Retype the data that follows line by line, exactly, and leave its pictures out.

_Rows from a dataset of charts and code_:
= = = =
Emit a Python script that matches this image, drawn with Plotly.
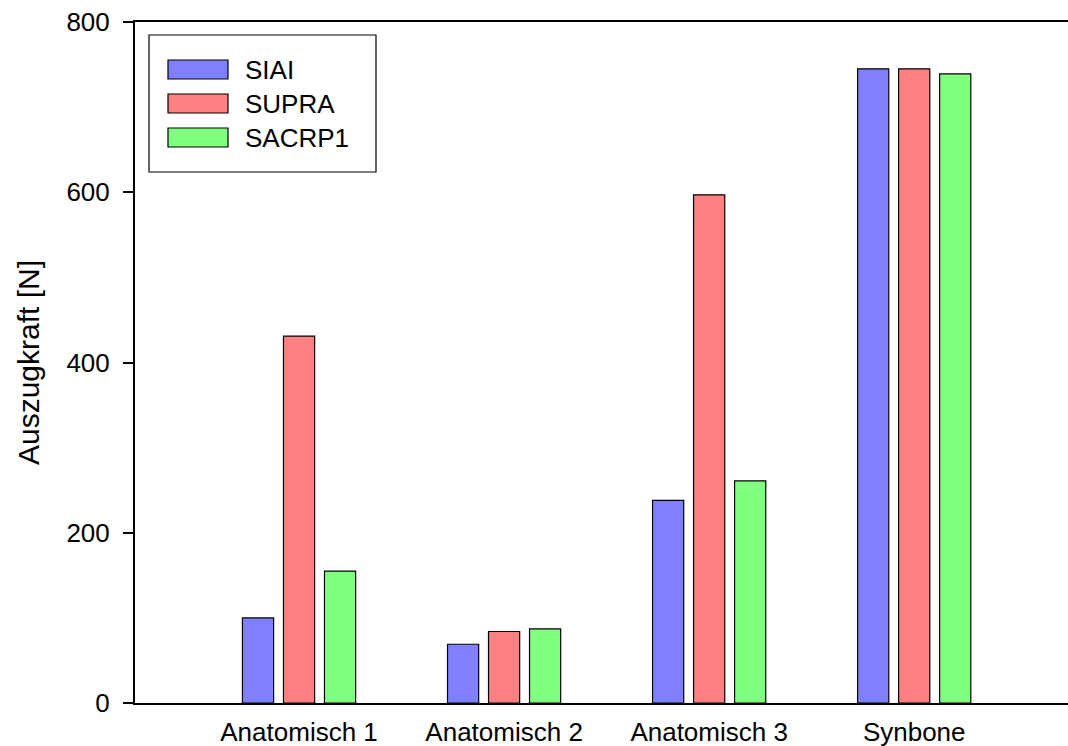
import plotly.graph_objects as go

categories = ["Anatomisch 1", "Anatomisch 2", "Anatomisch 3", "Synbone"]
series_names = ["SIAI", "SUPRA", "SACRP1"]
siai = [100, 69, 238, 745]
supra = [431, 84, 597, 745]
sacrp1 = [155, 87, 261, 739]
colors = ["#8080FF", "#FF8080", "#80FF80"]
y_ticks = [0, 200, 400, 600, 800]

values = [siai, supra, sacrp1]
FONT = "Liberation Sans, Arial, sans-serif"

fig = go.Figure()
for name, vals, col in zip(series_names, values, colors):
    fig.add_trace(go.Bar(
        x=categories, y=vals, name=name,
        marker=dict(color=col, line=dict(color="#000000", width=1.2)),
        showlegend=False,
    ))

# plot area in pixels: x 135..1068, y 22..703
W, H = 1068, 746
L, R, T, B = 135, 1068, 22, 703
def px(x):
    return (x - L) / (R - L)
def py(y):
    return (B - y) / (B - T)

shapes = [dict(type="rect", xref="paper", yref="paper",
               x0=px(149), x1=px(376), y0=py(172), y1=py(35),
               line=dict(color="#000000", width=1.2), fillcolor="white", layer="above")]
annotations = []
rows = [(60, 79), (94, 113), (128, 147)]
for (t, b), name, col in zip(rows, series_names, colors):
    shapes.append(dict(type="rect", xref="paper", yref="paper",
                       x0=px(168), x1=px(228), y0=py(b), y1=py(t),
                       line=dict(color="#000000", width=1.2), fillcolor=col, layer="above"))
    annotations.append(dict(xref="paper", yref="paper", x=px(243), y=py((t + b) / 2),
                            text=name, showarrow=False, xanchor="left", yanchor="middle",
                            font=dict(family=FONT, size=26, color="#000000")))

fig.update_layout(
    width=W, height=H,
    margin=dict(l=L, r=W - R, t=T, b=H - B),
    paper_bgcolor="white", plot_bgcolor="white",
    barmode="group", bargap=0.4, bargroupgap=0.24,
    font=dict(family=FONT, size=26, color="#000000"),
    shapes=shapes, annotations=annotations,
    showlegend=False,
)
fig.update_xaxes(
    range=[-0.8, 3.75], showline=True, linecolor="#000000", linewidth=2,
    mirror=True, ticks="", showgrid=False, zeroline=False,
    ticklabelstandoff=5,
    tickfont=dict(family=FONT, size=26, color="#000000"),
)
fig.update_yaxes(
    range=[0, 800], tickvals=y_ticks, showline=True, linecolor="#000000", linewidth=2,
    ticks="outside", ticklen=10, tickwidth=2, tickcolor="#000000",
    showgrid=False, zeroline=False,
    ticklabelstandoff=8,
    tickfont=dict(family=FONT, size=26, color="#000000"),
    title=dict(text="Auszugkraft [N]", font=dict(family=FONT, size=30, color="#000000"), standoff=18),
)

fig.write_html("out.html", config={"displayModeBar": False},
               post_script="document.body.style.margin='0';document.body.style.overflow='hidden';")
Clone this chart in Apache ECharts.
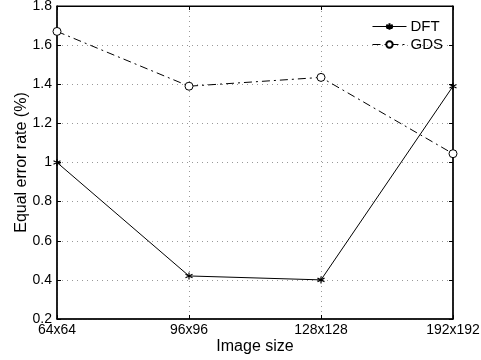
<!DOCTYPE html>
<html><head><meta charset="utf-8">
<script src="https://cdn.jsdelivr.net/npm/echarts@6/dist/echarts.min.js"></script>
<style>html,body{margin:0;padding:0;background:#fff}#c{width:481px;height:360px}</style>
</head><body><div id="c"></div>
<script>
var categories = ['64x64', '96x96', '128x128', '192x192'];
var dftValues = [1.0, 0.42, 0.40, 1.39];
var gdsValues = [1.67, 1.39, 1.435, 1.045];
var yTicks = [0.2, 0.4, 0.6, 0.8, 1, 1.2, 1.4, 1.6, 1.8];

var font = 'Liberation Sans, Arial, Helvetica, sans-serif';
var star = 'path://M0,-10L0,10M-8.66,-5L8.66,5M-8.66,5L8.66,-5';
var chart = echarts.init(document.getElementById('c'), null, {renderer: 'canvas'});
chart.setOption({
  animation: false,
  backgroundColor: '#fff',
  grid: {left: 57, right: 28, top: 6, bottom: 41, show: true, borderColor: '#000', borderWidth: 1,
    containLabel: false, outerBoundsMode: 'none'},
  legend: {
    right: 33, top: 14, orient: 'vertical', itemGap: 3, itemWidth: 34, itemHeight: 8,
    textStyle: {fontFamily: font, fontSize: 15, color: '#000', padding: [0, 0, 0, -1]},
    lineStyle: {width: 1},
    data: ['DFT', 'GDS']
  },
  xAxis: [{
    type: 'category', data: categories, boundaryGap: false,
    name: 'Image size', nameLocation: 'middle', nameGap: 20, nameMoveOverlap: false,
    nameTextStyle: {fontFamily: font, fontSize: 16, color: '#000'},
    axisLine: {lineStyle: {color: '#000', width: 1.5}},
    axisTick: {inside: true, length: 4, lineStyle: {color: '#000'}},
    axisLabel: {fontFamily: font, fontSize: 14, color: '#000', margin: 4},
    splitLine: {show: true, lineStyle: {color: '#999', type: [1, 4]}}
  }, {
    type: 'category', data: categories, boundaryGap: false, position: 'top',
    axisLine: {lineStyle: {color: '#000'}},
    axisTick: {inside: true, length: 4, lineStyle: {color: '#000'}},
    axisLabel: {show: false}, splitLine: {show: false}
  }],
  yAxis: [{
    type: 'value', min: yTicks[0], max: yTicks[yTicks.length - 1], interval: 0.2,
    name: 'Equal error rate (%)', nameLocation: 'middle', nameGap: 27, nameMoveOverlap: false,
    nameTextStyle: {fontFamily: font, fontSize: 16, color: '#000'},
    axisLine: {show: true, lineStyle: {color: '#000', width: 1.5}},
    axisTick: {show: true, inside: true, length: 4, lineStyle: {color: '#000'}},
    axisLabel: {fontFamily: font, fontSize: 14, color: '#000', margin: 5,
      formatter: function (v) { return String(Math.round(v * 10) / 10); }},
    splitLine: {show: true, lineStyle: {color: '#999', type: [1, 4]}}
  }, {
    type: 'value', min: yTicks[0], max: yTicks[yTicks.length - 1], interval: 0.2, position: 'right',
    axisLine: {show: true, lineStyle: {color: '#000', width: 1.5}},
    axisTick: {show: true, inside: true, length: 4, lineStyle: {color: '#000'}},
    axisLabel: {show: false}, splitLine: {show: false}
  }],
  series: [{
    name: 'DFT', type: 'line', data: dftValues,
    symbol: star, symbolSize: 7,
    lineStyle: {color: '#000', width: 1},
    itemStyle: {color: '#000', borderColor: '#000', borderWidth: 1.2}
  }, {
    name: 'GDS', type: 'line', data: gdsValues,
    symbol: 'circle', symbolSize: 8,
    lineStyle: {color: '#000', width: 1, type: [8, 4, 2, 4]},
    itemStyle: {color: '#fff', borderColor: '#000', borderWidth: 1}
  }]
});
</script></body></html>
= = = =
_Finished answer_:
Emit a Python script that matches this image, drawn with Plotly.
import plotly.graph_objects as go

categories = ["Anatomisch 1", "Anatomisch 2", "Anatomisch 3", "Synbone"]
series_names = ["SIAI", "SUPRA", "SACRP1"]
siai = [100, 69, 238, 745]
supra = [431, 84, 597, 745]
sacrp1 = [155, 87, 261, 739]
colors = ["#8080FF", "#FF8080", "#80FF80"]
y_ticks = [0, 200, 400, 600, 800]

values = [siai, supra, sacrp1]
FONT = "Liberation Sans, Arial, sans-serif"

fig = go.Figure()
for name, vals, col in zip(series_names, values, colors):
    fig.add_trace(go.Bar(
        x=categories, y=vals, name=name,
        marker=dict(color=col, line=dict(color="#000000", width=1.2)),
        showlegend=False,
    ))

# plot area in pixels: x 135..1068, y 22..703
W, H = 1068, 746
L, R, T, B = 135, 1068, 22, 703
def px(x):
    return (x - L) / (R - L)
def py(y):
    return (B - y) / (B - T)

shapes = [dict(type="rect", xref="paper", yref="paper",
               x0=px(149), x1=px(376), y0=py(172), y1=py(35),
               line=dict(color="#000000", width=1.2), fillcolor="white", layer="above")]
annotations = []
rows = [(60, 79), (94, 113), (128, 147)]
for (t, b), name, col in zip(rows, series_names, colors):
    shapes.append(dict(type="rect", xref="paper", yref="paper",
                       x0=px(168), x1=px(228), y0=py(b), y1=py(t),
                       line=dict(color="#000000", width=1.2), fillcolor=col, layer="above"))
    annotations.append(dict(xref="paper", yref="paper", x=px(243), y=py((t + b) / 2),
                            text=name, showarrow=False, xanchor="left", yanchor="middle",
                            font=dict(family=FONT, size=26, color="#000000")))

fig.update_layout(
    width=W, height=H,
    margin=dict(l=L, r=W - R, t=T, b=H - B),
    paper_bgcolor="white", plot_bgcolor="white",
    barmode="group", bargap=0.4, bargroupgap=0.24,
    font=dict(family=FONT, size=26, color="#000000"),
    shapes=shapes, annotations=annotations,
    showlegend=False,
)
fig.update_xaxes(
    range=[-0.8, 3.75], showline=True, linecolor="#000000", linewidth=2,
    mirror=True, ticks="", showgrid=False, zeroline=False,
    ticklabelstandoff=5,
    tickfont=dict(family=FONT, size=26, color="#000000"),
)
fig.update_yaxes(
    range=[0, 800], tickvals=y_ticks, showline=True, linecolor="#000000", linewidth=2,
    ticks="outside", ticklen=10, tickwidth=2, tickcolor="#000000",
    showgrid=False, zeroline=False,
    ticklabelstandoff=8,
    tickfont=dict(family=FONT, size=26, color="#000000"),
    title=dict(text="Auszugkraft [N]", font=dict(family=FONT, size=30, color="#000000"), standoff=18),
)

fig.write_html("out.html", config={"displayModeBar": False},
               post_script="document.body.style.margin='0';document.body.style.overflow='hidden';")
Clone this chart in Apache ECharts.
<!DOCTYPE html>
<html><head><meta charset="utf-8">
<script src="https://cdn.jsdelivr.net/npm/echarts@6/dist/echarts.min.js"></script>
<style>html,body{margin:0;padding:0;background:#fff}#c{width:481px;height:360px}</style>
</head><body><div id="c"></div>
<script>
var categories = ['64x64', '96x96', '128x128', '192x192'];
var dftValues = [1.0, 0.42, 0.40, 1.39];
var gdsValues = [1.67, 1.39, 1.435, 1.045];
var yTicks = [0.2, 0.4, 0.6, 0.8, 1, 1.2, 1.4, 1.6, 1.8];

var font = 'Liberation Sans, Arial, Helvetica, sans-serif';
var star = 'path://M0,-10L0,10M-8.66,-5L8.66,5M-8.66,5L8.66,-5';
var chart = echarts.init(document.getElementById('c'), null, {renderer: 'canvas'});
chart.setOption({
  animation: false,
  backgroundColor: '#fff',
  grid: {left: 57, right: 28, top: 6, bottom: 41, show: true, borderColor: '#000', borderWidth: 1,
    containLabel: false, outerBoundsMode: 'none'},
  legend: {
    right: 33, top: 14, orient: 'vertical', itemGap: 3, itemWidth: 34, itemHeight: 8,
    textStyle: {fontFamily: font, fontSize: 15, color: '#000', padding: [0, 0, 0, -1]},
    lineStyle: {width: 1},
    data: ['DFT', 'GDS']
  },
  xAxis: [{
    type: 'category', data: categories, boundaryGap: false,
    name: 'Image size', nameLocation: 'middle', nameGap: 20, nameMoveOverlap: false,
    nameTextStyle: {fontFamily: font, fontSize: 16, color: '#000'},
    axisLine: {lineStyle: {color: '#000', width: 1.5}},
    axisTick: {inside: true, length: 4, lineStyle: {color: '#000'}},
    axisLabel: {fontFamily: font, fontSize: 14, color: '#000', margin: 4},
    splitLine: {show: true, lineStyle: {color: '#999', type: [1, 4]}}
  }, {
    type: 'category', data: categories, boundaryGap: false, position: 'top',
    axisLine: {lineStyle: {color: '#000'}},
    axisTick: {inside: true, length: 4, lineStyle: {color: '#000'}},
    axisLabel: {show: false}, splitLine: {show: false}
  }],
  yAxis: [{
    type: 'value', min: yTicks[0], max: yTicks[yTicks.length - 1], interval: 0.2,
    name: 'Equal error rate (%)', nameLocation: 'middle', nameGap: 27, nameMoveOverlap: false,
    nameTextStyle: {fontFamily: font, fontSize: 16, color: '#000'},
    axisLine: {show: true, lineStyle: {color: '#000', width: 1.5}},
    axisTick: {show: true, inside: true, length: 4, lineStyle: {color: '#000'}},
    axisLabel: {fontFamily: font, fontSize: 14, color: '#000', margin: 5,
      formatter: function (v) { return String(Math.round(v * 10) / 10); }},
    splitLine: {show: true, lineStyle: {color: '#999', type: [1, 4]}}
  }, {
    type: 'value', min: yTicks[0], max: yTicks[yTicks.length - 1], interval: 0.2, position: 'right',
    axisLine: {show: true, lineStyle: {color: '#000', width: 1.5}},
    axisTick: {show: true, inside: true, length: 4, lineStyle: {color: '#000'}},
    axisLabel: {show: false}, splitLine: {show: false}
  }],
  series: [{
    name: 'DFT', type: 'line', data: dftValues,
    symbol: star, symbolSize: 7,
    lineStyle: {color: '#000', width: 1},
    itemStyle: {color: '#000', borderColor: '#000', borderWidth: 1.2}
  }, {
    name: 'GDS', type: 'line', data: gdsValues,
    symbol: 'circle', symbolSize: 8,
    lineStyle: {color: '#000', width: 1, type: [8, 4, 2, 4]},
    itemStyle: {color: '#fff', borderColor: '#000', borderWidth: 1}
  }]
});
</script></body></html>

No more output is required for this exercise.